In 2013, the school purchased a new plant with a water jacket design and for the past 18 months the new plant has been running successfully. As far as we know, CIS is the only school in South India with a biogas plant of this type, operating. Today the plant serves as a demonstration unit and students regularly visit the plant to learn the process of anaerobic bio-digestion.
It takes up to two-three kgs of food waste per day and generates gas for about one hour of cooking on a single burner, daily.
CIS has always considered it is it´s role to educate students about conserving the environment and to empower them to make a change for a better tomorrow. POWER TODAY spoke to Shweta Sastri, Executive Director - Canadian International School about the same.
What is the capacity and scale of the biomass plant on your premises? What was the reason for choosing biomass?
The biogas tank we have in our premises actually helps provide gas to the school´s cafeteria.
CIS has always been informed about its role to educate students about conserving the environment and to empower them to make a change for a better tomorrow. It took the initiative of two grade 10 students in 2011 to research, purchase, install and start-up a biogas plant to find a way to re-use some of the food waste from the school cafeteria. This biogas plant, produced enough fuel to supply the entire staff with tea and coffee on a daily basis. This was affectionately called ´Bio Tea´ and ´Bio Coffee´. The biogas generated was also used to boil potatoes and such vegetables on a regular basis.
Kindly elaborate on the process involved in installing and commissioning the plant. What were the major challenges?
One of the biggest challenges we faced was in the year 2013, the lid of the plant cracked and the unit set up by the students had to be discarded. The lesson was learnt and the school decided to purchase a new plant, using a different design, known as water jacket. For the past 18 months the new plant has been running successfully and provides gas to a single burner in our cafeteria.
What is the return on investment - monetary and otherwise - generated through this plant, i.e. benefits received v/s capital cost incurred?
We were not looking at commercialisation of the biogas plant, ever since its inception. Our approach towards it was just an extension to the initiative started by our students. We wanted to translate the textual learning to a working piece, which would be a testimony to our motive of conserving the environment and using renewable energy. Today the plant serves as a demonstration unit and students regularly visit the plant to learn the process of anaerobic bio-digestion.

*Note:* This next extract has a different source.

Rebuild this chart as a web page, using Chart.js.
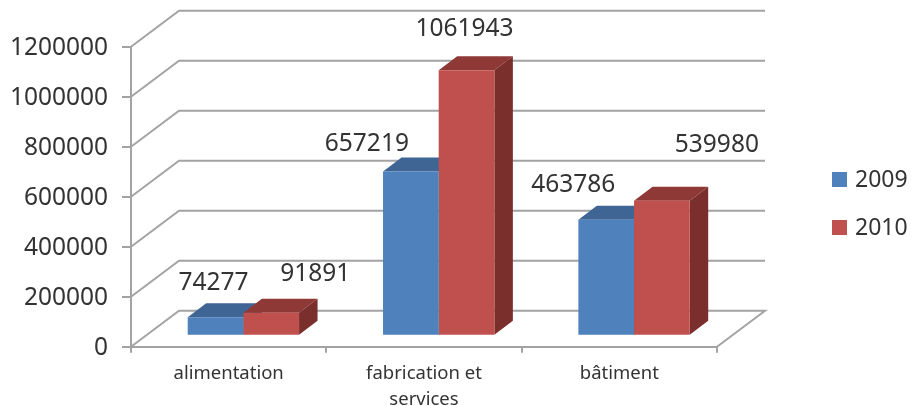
<!DOCTYPE html>
<html>
<head>
<meta charset="utf-8">
<style>
  html, body { margin: 0; padding: 0; background: #fff; }
  canvas { display: block; }
</style>
<script src="https://cdn.jsdelivr.net/npm/chart.js@4"></script>
</head>
<body>
<canvas id="chart" width="912" height="406"></canvas>
<script>
const categories = ['alimentation', ['fabrication et', 'services'], 'bâtiment'];
const years = ['2009', '2010'];
const values2009 = [74277, 657219, 463786];
const values2010 = [91891, 1061943, 539980];
const yTickStep = 200000;
const yMax = 1200000;

const fontName = '"Noto Sans", sans-serif';
const textColor = '#333333';
const gridColor = '#a3a3a3';

// hand placed value labels, same order as the values (offset from top of bar front)
const labelShift2009 = [[-2, -34], [-44, -27], [-33, -35]];
const labelShift2010 = [[44, -39], [-2, -41], [55, -56]];

// Fake 3D
const wallDepth = { x: 48, y: -36 };
const barOffset = { x: 14.7, y: -11 };
const barDepth = { x: 18.5, y: -14 };

function poly(ctx, points, color) {
    ctx.fillStyle = color;
    ctx.beginPath();
    points.forEach((p, i) => i ? ctx.lineTo(p[0], p[1]) : ctx.moveTo(p[0], p[1]));
    ctx.closePath();
    ctx.fill();
}

const fake3d = {
    id: 'fake3d',
    beforeDatasetsDraw(chart) {
        const ctx = chart.ctx;
        const y = chart.scales.y;
        const { left, right } = chart.chartArea;
        ctx.save();

        // Walls and floor
        ctx.strokeStyle = gridColor;
        ctx.lineWidth = 2;
        y.ticks.forEach(tick => {
            const py = y.getPixelForValue(tick.value);
            ctx.beginPath();
            ctx.moveTo(left, py);
            ctx.lineTo(left + wallDepth.x, py + wallDepth.y);
            ctx.lineTo(right + wallDepth.x, py + wallDepth.y);
            if (tick.value === 0) ctx.lineTo(right, py);
            ctx.stroke();
        });

        // Tops and sides first, the fronts of the next series have to cover them
        ctx.translate(barOffset.x, barOffset.y);
        chart.data.datasets.forEach((ds, d) => {
            chart.getDatasetMeta(d).data.forEach(bar => {
                const l = bar.x - bar.width / 2;
                const r = bar.x + bar.width / 2;
                const dx = barDepth.x;
                const dy = barDepth.y;
                poly(ctx, [[l, bar.y], [l + dx, bar.y + dy], [r + dx, bar.y + dy], [r, bar.y]], ds.topColor);
                poly(ctx, [[r, bar.y], [r + dx, bar.y + dy], [r + dx, bar.base + dy], [r, bar.base]], ds.sideColor);
            });
        });
        ctx.restore();
    },
    beforeDatasetDraw(chart) {
        chart.ctx.save();
        chart.ctx.translate(barOffset.x, barOffset.y);
    },
    afterDatasetDraw(chart) {
        chart.ctx.restore();
    },
    afterDraw(chart) {
        const ctx = chart.ctx;
        ctx.save();
        // Value labels
        ctx.font = '24.5px ' + fontName;
        ctx.fillStyle = textColor;
        ctx.textAlign = 'center';
        ctx.textBaseline = 'middle';
        chart.data.datasets.forEach((ds, d) => {
            chart.getDatasetMeta(d).data.forEach((bar, i) => {
                ctx.fillText(String(ds.data[i]),
                    bar.x + barOffset.x + ds.labelShift[i][0],
                    bar.y + barOffset.y + ds.labelShift[i][1]);
            });
        });
        // Legend
        ctx.font = '23px ' + fontName;
        ctx.textAlign = 'left';
        chart.data.datasets.forEach((ds, d) => {
            const top = 172 + d * 48;
            ctx.fillStyle = ds.backgroundColor;
            ctx.fillRect(832, top, 15, 15);
            ctx.fillStyle = textColor;
            ctx.fillText(ds.label, 855, top + 8);
        });
        ctx.restore();
    }
};

new Chart(document.getElementById('chart').getContext('2d'), {
    type: 'bar',
    data: {
        labels: categories,
        datasets: [
            {
                label: years[0],
                data: values2009,
                backgroundColor: '#4f81bd',
                topColor: '#3e6594',
                sideColor: '#335478',
                labelShift: labelShift2009
            },
            {
                label: years[1],
                data: values2010,
                backgroundColor: '#c0504d',
                topColor: '#8f3937',
                sideColor: '#7a2f2d',
                labelShift: labelShift2010
            }
        ]
    },
    options: {
        responsive: false,
        animation: false,
        layout: { padding: { top: 46.7, right: 195, left: 0, bottom: 0 } },
        plugins: { legend: { display: false }, tooltip: { enabled: false } },
        datasets: { bar: { barPercentage: 1, categoryPercentage: 0.57, clip: false } },
        scales: {
            x: {
                grid: { drawOnChartArea: false, color: gridColor, lineWidth: 2, tickLength: 6 },
                border: { color: gridColor, width: 2 },
                ticks: {
                    color: textColor,
                    font: { family: fontName, size: 18.5, lineHeight: 1.4 },
                    maxRotation: 0,
                    padding: 8
                },
                afterFit(scale) {
                    scale.height = 59.3;
                    scale.paddingLeft = 0;
                    scale.paddingRight = 0;
                }
            },
            y: {
                min: 0,
                max: yMax,
                grid: { drawOnChartArea: false, color: gridColor, lineWidth: 2, tickLength: 9 },
                border: { color: gridColor, width: 2 },
                ticks: {
                    stepSize: yTickStep,
                    color: textColor,
                    font: { family: fontName, size: 24.5 },
                    padding: 14,
                    labelOffset: 1,
                    callback: value => String(value)
                },
                afterFit(scale) {
                    scale.width = 131;
                    scale.paddingTop = 0;
                    scale.paddingBottom = 0;
                }
            }
        }
    },
    plugins: [fake3d]
});
</script>
</body>
</html>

It takes up to two-three kgs of food waste per day and generates gas for about one hour of cooking on a single burner, daily. We are proud of being a 100 per cent food waste recycling school. The school has also got students involved in starting an organic garden, in cooperation with Anadana Farms. We have started producing vegetables such as tomatoes and brinjals (aubergines) as our first crops. We use only ´organic´ methods and most of the garden work is done by our students.
What according to you is the potential of this field in India? What kind of evolution is needed to push this green sector forward?
Biogas is an eco-friendly approach towards the massive energy consumption the world is facing.
It´s an organic way to generate heat and electricity from the waste, which results in the production of biogas.
We need to create more awareness on the benefits of using renewable energy. Efforts from the government to promote the cause are appreciable. However, we need more investments and funds to support it. We still have a long way to go to increase its reach.